I’ve included lot’ of comments in the app itself, but please ignore references to a manual (does not exist, yet, except in Dutch) or an article (no idea whether or not I’ll be able to finish the write-up anytime soon). I hope the app is pretty straightforward. Just take a look at  https://gmulder.shinyapps.io/precision/, but the basic idea is:
– Choose one of five designs
– Supply the number of treatment conditions
– Specify contrast(weights) (or use the default ones)
– Supply target MOE and assurance
– Supply values of variance components (read (e,g,) Westfall, et al, 2014, for more details).
– Supply a number of participants and items
– Choose run precision analysis with current values or
– Choose get sample sizes. (The app gives two solutions: one minimizes the number of participants and the other minimizes the number of stimuli/items). NOTE: the number of stimuli is always greater than or equal to 10 and the number of participants is always greater than or equal to 20.

An illustration

Take the example above. Out target MOE equals .25, and we want insurance of .80 to get an estimated MOE of no larger than .25. We use a counter-balanced design with three conditions, and want to estimate two contrasts: one comparing the first mean with the average of means two and three, and the other contrast compares the second mean with the third mean. We can use the default contrasts.
For the variance components, we use the default values provided by Westfall et al. (2014) for the variance components. These are also the default values in the app (so we don’t need to change anything now).
Let’s see what happens when we propose to use p = 30 participants and q = 15 items/stimuli.
Here is part of a screenshot from the app:
These results show that the expected MOE for the first contrast (comparing the first mean with the average of the other means) equals 0.3290, and assurance MOE for the same contrasts equals 0.3576. Remember that we specified the assurance as .80. So, this means that 80% of the replication experiments give estimated MOE as large as or smaller than 0.3576. But we want that to be at most 0.2500.  Thus, 30 participants and 15 items do suffice for our purposes.
Let’s use to app to get sample sizes. The results are as follows.

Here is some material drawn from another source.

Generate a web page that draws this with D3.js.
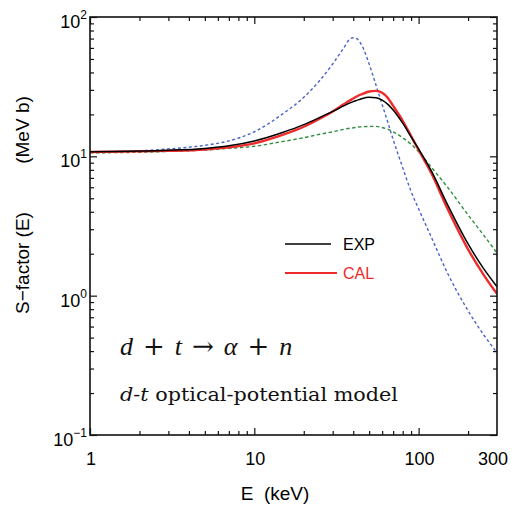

The app promises that using 25 stimuli combined with 290 participants or 25 participants and 290 items will do the trick (the symmetry of these results are due to the fact that the interaction components are equal; both the treatment by participant and the treatment by stimulus interaction component equal .10).  Since we have 3 treatment conditions using 290 participants or stimuli is a little awkward, so I suggest to use 291 (equals 97 participants per group or 97 items per list). (300 is a much nicer figure of course). Likewise, as it is hard to equally divide 25 stimuli or participants over three lists or groups, use a multiple of three (say: 27).

If we input the suggest sample sizes in the app, we see the following results if we choose the run precision analysis  with current values.

As you can see: Assurance MOE is close to 0.25 (.24) for the second contrast (the least precise one), so 80% of replication experiments will get estimated MOE of 0.25 (.24) or smaller. The expected precision is 0.22. The first contrast (which can be estimated with more precision) has assurance MOE of 0.21 and expected MOE of approximately 0.19.  Thus, the sample sizes lead to the results we want.

References

Cumming, G. (2012). Understanding the New Statistics. New York/London: Routledge.

Sahai, H., & Ageel, M. I. (2000). The analysis of variance. Fixed, Random, and Mixed Models. Boston/Basel/Berlin: Birkhäuser.

Westfall, J., Kenny, D. A., & Judd, C. M. (2014). Statistical power and optimal design in experiments in which samples of participants respond to samples of stimuli. Journal of Experimental Psychology: General, 143(5), 2020-2045.